On paper, judges are all-powerful. They control the scheduling of cases, and they can sanction or even jail lawyers who defy them. Court staff, too, are under their control. These powers theoretically allow judges and magistrates to reduce delays by scheduling cases expeditiously, denying requests to continue a proceeding, holding lawyers who drag out cases in contempt and disciplining court staff who slow down the process. The reality out there, however, is totally different. The judiciary is at the mercy of lawyers and court staff. If the judges have every reason to speed up the processing of cases, the lawyers and court staff have every reason not to. Delay boosts their income. Lawyers demand remuneration for each appearance, even if the appearance is only to reschedule a case for a later date. Clerks may be tempted to “misplace” a file by a litigant wanting to delay a case.

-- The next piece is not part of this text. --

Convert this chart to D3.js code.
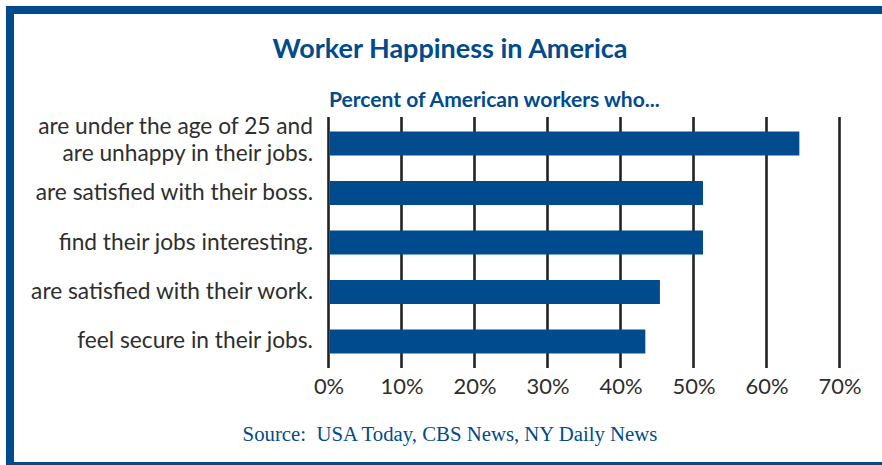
<!DOCTYPE html>
<html>
<head>
<meta charset="utf-8">
<script src="https://cdn.jsdelivr.net/npm/d3@7"></script>
<style>
  html, body { margin: 0; padding: 0; background: #fff; }
  svg { display: block; }
</style>
</head>
<body>
<svg id="chart" width="882" height="465"></svg>
<script>
// ---- data ----
const categories = [
  ["are under the age of 25 and", "are unhappy in their jobs."],
  ["are satisfied with their boss."],
  ["find their jobs interesting."],
  ["are satisfied with their work."],
  ["feel secure in their jobs."]
];
const values = [64.5, 51.3, 51.3, 45.4, 43.4];
const tickValues = [0, 10, 20, 30, 40, 50, 60, 70];
const tickLabels = ["0%", "10%", "20%", "30%", "40%", "50%", "60%", "70%"];
const title = "Worker Happiness in America";
const subtitle = "Percent of American workers who...";
const source = "Source:  USA Today, CBS News, NY Daily News";

// ---- style ----
const BLUE = "#004b8d";
const TEXT = "#2e2e2e";
const svg = d3.select("#chart");

function fitText(sel, target) {
  const w = sel.node().getComputedTextLength();
  const fs = parseFloat(sel.attr("font-size"));
  sel.attr("font-size", (fs * target / w).toFixed(2));
  return fs * target / w;
}

// frame
svg.append("rect").attr("x", 10).attr("y", 10).attr("width", 890).attr("height", 456)
  .attr("fill", "#fff").attr("stroke", BLUE).attr("stroke-width", 8);

// scales
const x = d3.scaleLinear().domain([0, 70]).range([328.5, 839.5]);
const y = d3.scaleBand().domain(d3.range(categories.length)).range([117, 368])
  .paddingInner(0.515).paddingOuter(0.293);

// title
const t = svg.append("text").attr("x", 450).attr("y", 58).attr("text-anchor", "middle")
  .attr("font-family", "Lato").attr("font-weight", "bold").attr("font-size", 25)
  .attr("fill", BLUE).text(title);
fitText(t, 355);

const st = svg.append("text").attr("x", 329).attr("y", 107)
  .attr("font-family", "Lato").attr("font-weight", "bold").attr("font-size", 20)
  .attr("fill", BLUE).text(subtitle);
fitText(st, 331);

// gridlines
svg.append("g").selectAll("line").data(tickValues).join("line")
  .attr("x1", d => x(d)).attr("x2", d => x(d))
  .attr("y1", 117).attr("y2", 368)
  .attr("stroke", "#222").attr("stroke-width", 2.6);

// bars
svg.append("g").selectAll("rect").data(values).join("rect")
  .attr("x", x(0) + 1.5)
  .attr("y", (d, i) => y(i))
  .attr("width", d => x(d) - x(0) - 1.5)
  .attr("height", y.bandwidth())
  .attr("fill", BLUE);

// x-axis tick labels
const ax = svg.append("g").attr("transform", "translate(0,394)")
  .call(d3.axisBottom(x).tickValues(tickValues).tickFormat((d, i) => tickLabels[i]).tickSize(0).tickPadding(0));
ax.select(".domain").remove();
ax.selectAll("text").attr("font-family", "Lato").attr("font-size", 22).attr("fill", TEXT)
  .attr("dy", 0).attr("y", 0);
// fit tick font size
const probe = ax.selectAll("text").filter((d, i) => i === 7);
const tfs = fitText(probe, 43);
ax.selectAll("text").attr("font-size", tfs.toFixed(2));

// category labels
const lab = svg.append("g");
const labels = lab.selectAll("text").data(categories).join("text")
  .attr("text-anchor", "end")
  .attr("font-family", "Lato").attr("font-size", 20).attr("fill", TEXT);
labels.each(function(lines, i) {
  const c = y(i) + y.bandwidth() / 2;
  const sel = d3.select(this);
  if (lines.length === 1) {
    sel.append("tspan").attr("x", 313).attr("y", c + 7).text(lines[0]);
  } else {
    sel.append("tspan").attr("x", 313).attr("y", c - 9.5).text(lines[0]);
    sel.append("tspan").attr("x", 313).attr("y", c + 17).text(lines[1]);
  }
});
// fit label size using the widest single line
const ref = labels.filter((d, i) => i === 3);
const lfs = fitText(ref, 282);
labels.attr("font-size", lfs.toFixed(2));

// source
const src = svg.append("text").attr("x", 450).attr("y", 441).attr("text-anchor", "middle")
  .attr("font-family", "Liberation Serif").attr("font-size", 19)
  .attr("fill", BLUE).attr("xml:space", "preserve").style("white-space", "pre").text(source);
fitText(src, 415);
</script>
</body>
</html>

Process servers may equally be tempted by one side to claim falsely that the other party was not notified of a court date, stretching out the time to final resolution and adding to the courts’ workload.

A well-conceived delay reduction program can improve the quality of the justice system even if it ultimately has little effect on case processing times. However, no program can succeed without the active participation of those directly involved in administering justice. Courts are governed by a complex set of formal rules and informal practices. The judiciary, lawyers, and others who work in the court system know these norms far better than any outsider and can use this information advantage to defeat reforms with which they disagree. Bringing judicial insiders into the reform process is thus a crucial step in designing a successful delay reduction program.

Unless something soon is done we risk transforming our courts of justice into a monument of injustices.